La force Barkhane soupçonnée d’avoir commis une bavure, l’État-major des armées fait une mise au point

Le 26 octobre, le porte-parole de l’État-major des armées, le colonel Patrick Steiger, donna le bilan d’une opération « d’opportunité » conduite quelques jours plus tôt par la force Barkhane contre un camp jihadiste situé dans la région d’Abeïbera, au Mali, près de la frontière algérienne.

« La découverte d’une katiba terroriste dans la région d’Abeïbara a entraîné le déclenchement d’une action combinée entre les forces spéciales françaises et des soldats de l’opération Barkhane », expliqua l’officier. L’intervention au sol avait été précédée par une frappe aérienne effectuée par une patrouille de Mirage 2000. Au total, 15 jihadistes furent mis « hors de combat » (c’est à dire tués, blessés ou capturés).

Plus tard, le « Jamaat Nosrat al-Islam wal-Mouslimin » (ou Groupe pour le soutien de l’islam et des musulmans, GSIM), l’organisation dirigée par Iyad Ag Ghali et visée par ce raid, contre-attaqua sur le terrain médiatique en publiant un communiqué et des photographies présentées comme étant celles de 11 militaires maliens qu’elle détenait.

« L’armée française croisée injuste a procédé à 03H00 du matin (dans la nuit du 23 au 24 octobre) avec un avion de type « Mirage » à un raid aérien entrainant la mort des onze prisonniers de l’armée malienne qui se trouvaient sur place sous la surveillance d’un groupe de moujahidine », affirma le GSIM.

En réponse, l’État-major des armées (EMA) se borna à affirmé qu’il ne commentait pas la propagande jihadiste.

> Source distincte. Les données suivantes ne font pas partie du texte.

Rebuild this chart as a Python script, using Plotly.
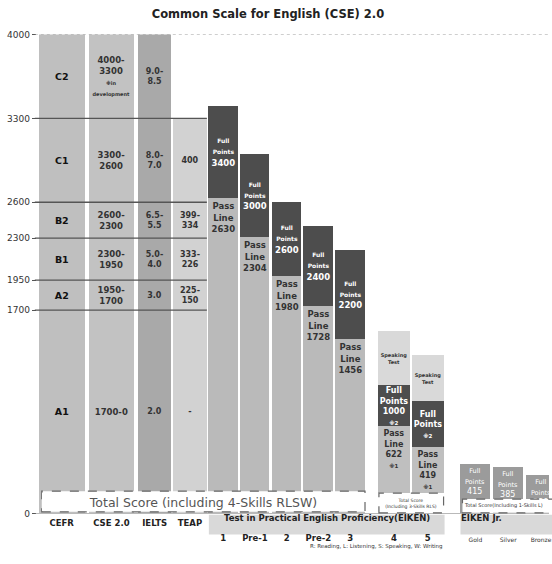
import plotly.graph_objects as go

# ---------------- data ----------------
levels = [0, 1700, 1950, 2300, 2600, 3300, 4000]
cefr_labels = ["A1", "A2", "B1", "B2", "C1", "C2"]
cse_labels = ["1700-0", "1950-<br>1700", "2300-<br>1950", "2600-<br>2300", "3300-<br>2600", "4000-<br>3300"]
cse_note = ["※in", "development"]
ielts_labels = ["2.0", "3.0", "5.0-<br>4.0", "6.5-<br>5.5", "8.0-<br>7.0", "9.0-<br>8.5"]
teap_levels = [0, 1700, 1950, 2300, 2600, 3300]
teap_labels = ["-", "225-<br>150", "333-<br>226", "399-<br>334", "400"]

eiken_grades = ["1", "Pre-1", "2", "Pre-2", "3"]
eiken_pass = [2630, 2304, 1980, 1728, 1456]
eiken_full = [3400, 3000, 2600, 2400, 2200]

lower_grades = ["4", "5"]
lower_pass = [622, 419]
lower_full_rl = [1000, 850]
lower_full_rl_label = ["1000", ""]
lower_full_rls = [1500, 1275]

jr_grades = ["Gold", "Silver", "Bronze"]
jr_full = [415, 385, 320]

col_names_1 = ["CEFR", "CSE 2.0"]
col_names_2 = ["IELTS", "TEAP"]

# ---------------- layout helpers ----------------
W, H = 552, 564
FONT = "DejaVu Sans"


def fx(p):
    return p / W


def fy(p):
    return 1 - p / H


Y0_PX, Y1_PX = 518, 30          # pixel rows of 0 and 4000 on the main scale
ydom = [fy(Y0_PX), fy(Y1_PX)]
Y2_ZERO_PX, Y2_SCALE = 497, 0.110   # EIKEN grade 4/5 drawn on their own scale
y2_lo = -(Y0_PX - Y2_ZERO_PX) / Y2_SCALE
y2_hi = y2_lo + (Y0_PX - Y1_PX) / Y2_SCALE


def seg(vals):
    return vals[:-1], [b - a for a, b in zip(vals[:-1], vals[1:])]


def sz(s, size):
    return "<span style='font-size:%spx'>%s</span>" % (size, s)


def bar(x, base, y, text, xaxis, color, width, tsize, tcolor,
        anchor="middle", yaxis="y", weight="bold"):
    return go.Bar(x=x, base=base, y=y, text=text, xaxis=xaxis, yaxis=yaxis,
                  marker=dict(color=color, line=dict(width=0)), width=width,
                  textposition="inside", insidetextanchor=anchor, textangle=0,
                  constraintext="none", cliponaxis=True,
                  textfont=dict(family=FONT, size=tsize, color=tcolor, weight=weight),
                  hoverinfo="skip", showlegend=False)


fig = go.Figure()

# ---- CEFR / CSE ----
b, h = seg(levels)
fig.add_trace(bar([col_names_1[0]] * len(h), b, h, cefr_labels, "x", "#bfbfbf", 0.92, 9.5, "#111"))
cse_text = cse_labels[:-1] + [cse_labels[-1] + "<br>" + "<br>".join(sz(s, 5) for s in cse_note)]
fig.add_trace(bar([col_names_1[1]] * len(h), b, h, cse_text, "x", "#c2c2c2", 0.92, 8.5, "#333"))

# ---- IELTS / TEAP ----
fig.add_trace(bar([col_names_2[0]] * len(h), b, h, ielts_labels, "x2", "#a9a9a9", 0.94, 8, "#333"))
tb, th = seg(teap_levels)
fig.add_trace(bar([col_names_2[1]] * len(th), tb, th, teap_labels, "x2", "#d2d2d2", 0.94, 8, "#333"))

# ---- EIKEN 1 .. 3 ----
pass_text = ["Pass<br>Line<br>%d" % v for v in eiken_pass]
full_text = [sz("Full", 6) + "<br>" + sz("Points", 6) + "<br>%d" % v for v in eiken_full]
fig.add_trace(bar(eiken_grades, [0] * len(eiken_pass), eiken_pass, pass_text, "x3",
                  "#bababa", 0.93, 8.5, "#333", anchor="end"))
fig.add_trace(bar(eiken_grades, eiken_pass, [f - p for f, p in zip(eiken_full, eiken_pass)],
                  full_text, "x3", "#4d4d4d", 0.93, 8.5, "#ffffff"))

# ---- EIKEN 4, 5 ----
lp_text = ["Pass<br>Line<br>%d<br>%s" % (v, sz("※1", 5.5)) for v in lower_pass]
lf_text = ["Full<br>Points<br>" + (lab + "<br>" if lab else "") + sz("※2", 5.5) for lab in lower_full_rl_label]
fig.add_trace(bar(lower_grades, [0, 0], lower_pass, lp_text, "x4", "#bfbfbf", 0.94, 8, "#333",
                  anchor="end", yaxis="y2"))
fig.add_trace(bar(lower_grades, lower_pass, [f - p for f, p in zip(lower_full_rl, lower_pass)],
                  lf_text, "x4", "#4d4d4d", 0.94, 8, "#ffffff", yaxis="y2"))
fig.add_trace(bar(lower_grades, lower_full_rl, [f - p for f, p in zip(lower_full_rls, lower_full_rl)],
                  ["Speaking<br>Test"] * 2, "x4", "#d9d9d9", 0.94, 5, "#333", yaxis="y2"))

# ---- EIKEN Jr. ----
jr_text = [sz("Full", 6.5) + "<br>" + sz("Points", 6.5) + "<br>%d" % v for v in jr_full]
fig.add_trace(bar(jr_grades, [0] * 3, jr_full, jr_text, "x5", "#9b9b9b", 0.91, 8, "#ffffff",
                  anchor="end", weight="normal"))

# ---------------- axes ----------------
tick_bold = dict(family=FONT, size=8.5, color="#222", weight="bold")
common_x = dict(type="category", showgrid=False, zeroline=False, showline=False, ticks="",
                fixedrange=True, anchor="y")
fig.update_layout(
    xaxis=dict(common_x, domain=[fx(37), fx(137)], range=[-0.5, 1.5], tickfont=tick_bold,
               ticklabelstandoff=3),
    xaxis2=dict(common_x, domain=[fx(137.75), fx(208.75)], range=[-0.5, 1.5], tickfont=tick_bold,
                ticklabelstandoff=3),
    xaxis3=dict(common_x, domain=[fx(208.5), fx(368)], range=[-0.5, 4.5], tickfont=tick_bold,
                ticklabelstandoff=18),
    xaxis4=dict(common_x, domain=[fx(379), fx(447)], range=[-0.5, 1.5], tickfont=tick_bold,
                ticklabelstandoff=18, anchor="y2"),
    xaxis5=dict(common_x, domain=[fx(461.5), 1], range=[-0.5, -0.5 + (552 - 461.5) / 33],
                tickfont=dict(family=FONT, size=6, color="#333"), ticklabelstandoff=21),
    yaxis=dict(domain=ydom, range=[0, 4000], tickvals=levels, ticks="outside", ticklen=4,
               tickcolor="#555", tickfont=dict(family=FONT, size=9, color="#333"),
               showgrid=False, zeroline=False, showline=False, anchor="x", fixedrange=True),
    yaxis2=dict(overlaying="y", range=[y2_lo, y2_hi], visible=False, anchor="x4", fixedrange=True),
)

# ---------------- shapes ----------------
shapes = []
for lv in levels[1:-1]:
    shapes.append(dict(type="line", xref="paper", yref="y", x0=fx(35), x1=fx(208), y0=lv, y1=lv,
                       line=dict(color="#555", width=1.3), layer="above"))
shapes.append(dict(type="line", xref="paper", yref="y", x0=fx(35), x1=1, y0=levels[-1], y1=levels[-1],
                   line=dict(color="#999", width=1, dash="dot"), layer="above"))
shapes.append(dict(type="line", xref="paper", yref="y", x0=fx(35), x1=1, y0=levels[0], y1=levels[0],
                   line=dict(color="#777", width=1), layer="above"))
# header bands
for x0, x1 in [(210, 447), (463, 560)]:
    shapes.append(dict(type="rect", xref="paper", yref="paper", x0=fx(x0), x1=fx(x1),
                       y0=fy(539), y1=fy(519), fillcolor="#d9d9d9", line=dict(width=0), layer="below"))

# ---------------- annotations ----------------
ann = []
# total score boxes: white label box (annotation) framed by a dashed rectangle
boxes = [
    (42, 367, 495, 516, "Total Score (including 4-Skills RLSW)", 12.5, "#555", "center"),
    (381, 446, 497, 517, "Total Score<br>(Including 3-Skills RLS)", 4.5, "#333", "center"),
    (465, 560, 503, 517, "Total Score(Including 1-Skills L)", 5, "#333", "left"),
]
for x0, x1, y0, y1, txt, fs, fc, al in boxes:
    shapes.append(dict(type="rect", xref="paper", yref="paper", x0=fx(x0), x1=fx(x1),
                       y0=fy(y1), y1=fy(y0), fillcolor="white",
                       line=dict(color="#666", width=1.2, dash="dash"), layer="above"))
    ann.append(dict(xref="paper", yref="paper", x=fx((x0 + x1) / 2), y=fy((y0 + y1) / 2),
                    xanchor="center", yanchor="middle", showarrow=False, text=txt,
                    width=x1 - x0 - 3, height=y1 - y0 - 3, bgcolor="white", borderpad=0,
                    borderwidth=0, align=al, valign="middle",
                    font=dict(family=FONT, size=fs, color=fc)))

for g, v in zip(lower_grades, lower_full_rls):
    ann.append(dict(xref="x4", yref="y2", x=g, y=v, yanchor="bottom", yshift=1, showarrow=False,
                    text="Full<br>Points<br>%d※3" % v,
                    font=dict(family=FONT, size=6.5, color="#555")))
ann.append(dict(xref="paper", yref="paper", x=fx(328.5), y=fy(529), showarrow=False,
                text="Test in Practical English Proficiency(EIKEN)",
                font=dict(family=FONT, size=8.5, color="#222", weight="bold")))
ann.append(dict(xref="paper", yref="paper", x=fx(507), y=fy(529), showarrow=False,
                text="EIKEN Jr.", font=dict(family=FONT, size=8.5, color="#222", weight="bold")))
ann.append(dict(xref="paper", yref="paper", x=fx(447), y=fy(557), xanchor="right", showarrow=False,
                text="R: Reading, L: Listening, S: Speaking, W: Writing",
                font=dict(family=FONT, size=5.5, color="#333")))

fig.update_layout(
    width=W, height=H, margin=dict(l=0, r=0, t=0, b=0),
    paper_bgcolor="white", plot_bgcolor="white", barmode="overlay", bargap=0,
    showlegend=False,
    title=dict(text="Common Scale for English (CSE) 2.0", x=fx(268), xanchor="center",
               y=fy(14), yanchor="middle",
               font=dict(family=FONT, size=11.5, color="#222", weight="bold")),
    shapes=shapes, annotations=ann,
)

fig.write_html("out.html", config={"displayModeBar": False},
               post_script="document.body.style.margin='0';document.body.style.overflow='hidden';")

Seulement, l’affaire prit de l’ampleur quand les autorités maliennes, du moins ce qu’en rapporta l’AFP, donna du crédit aux affirmations du GSIM en évoquant une opération française « au cours de laquelle des militaires maliens, détenus par des terroristes, trouvèrent la mort. »

Et, toujours selon l’AFP, des sources militaires maliennes indiquèrent avoir identifié, parmi les tués, les 11 soldats portés disparus à la suite de plusieurs attaques jihadistes commises entre juillet 2016 et mars 2017.

De son côté, le GSIM affirma qu’il était « prêts à fournir les corps afin de prouver leur identité » et de les autopsier par une « instance neutre. » Cela étant, une photographie ne dit rien des circonstances dans laquelle elle a été prise. En clair, elle ne prouve pas grand chose…

Comment ce groupe terroriste pourrait-il détenir les corps de ces soldats maliens si, effectivement, ces derniers ont été tués lors de l’opération menée par la force Barkhane? Leurs dépouilles ont-elles été laissées sur place? Et l’on peut supposer que des photographies des jihadistes tués à Abeïbera ont aussi été prises par les militaires français afin de les identifier.

C’est ainsi que, dans une mise au point publiée le 7 novembre au soir que l’EMA a indiqué qu’un « lieutenant d’Iyad Ag Ghali, spécialisé dans le recrutement et la formation des terroristes d’Ansar Dine » figurait parmi les 15 jihadistes mis hors de combat.

Dans son communiqué, et alors que les forces armées maliennes (FAMa) n’évoquent pas cette affaire sur leur site Internet, l’EMA précise qu’un entretien a eu lieu le 7 novembre entre le commandant de la force Barkhane, le général Bruno Guibert, et le chef d’état-major malien pour évoquer l’opération d’Abeïbera.

Cet « entretien faisait suite à une première réunion de travail tenue le 31 octobre. Il a permis aux forces françaises de faire un point sur les éléments confirmant la caractérisation formelle de ce campement et son identification sans erreur possible comme un camp d’entraînement terroriste, du fait d’un travail précis de renseignement militaire », a expliqué l’EMA.
En outre, a-t-il continué, « il a également été proposé aux autorités militaires maliennes l’appui de la force Barkhane dans le cas où ces dernières souhaiteraient réaliser une mission de recueil d’information sur le site. »

L’une des caractéristiques « de nos engagements actuels est la prévalence toujours plus marquée des perceptions sur les réalités », a récemment avancé le général Jean-Pierre Bosser, le chef d’état-major de l’armée de Terre. « Il n’y a là rien de bien nouveau et que la désinformation a une longue histoire. Mais à l’heure de l’instantanéité de l’information, des médias sociaux, des médias alternatifs voire de la politique ‘post-vérité’ et des fake news, il me semble que jamais les émotions, les idéologies et les croyances personnelles n’ont eu autant d’influence sur l’opinion publique, au détriment des vérités de fait », a-t-il dit. Comme pour l’opération d’Abeïbera?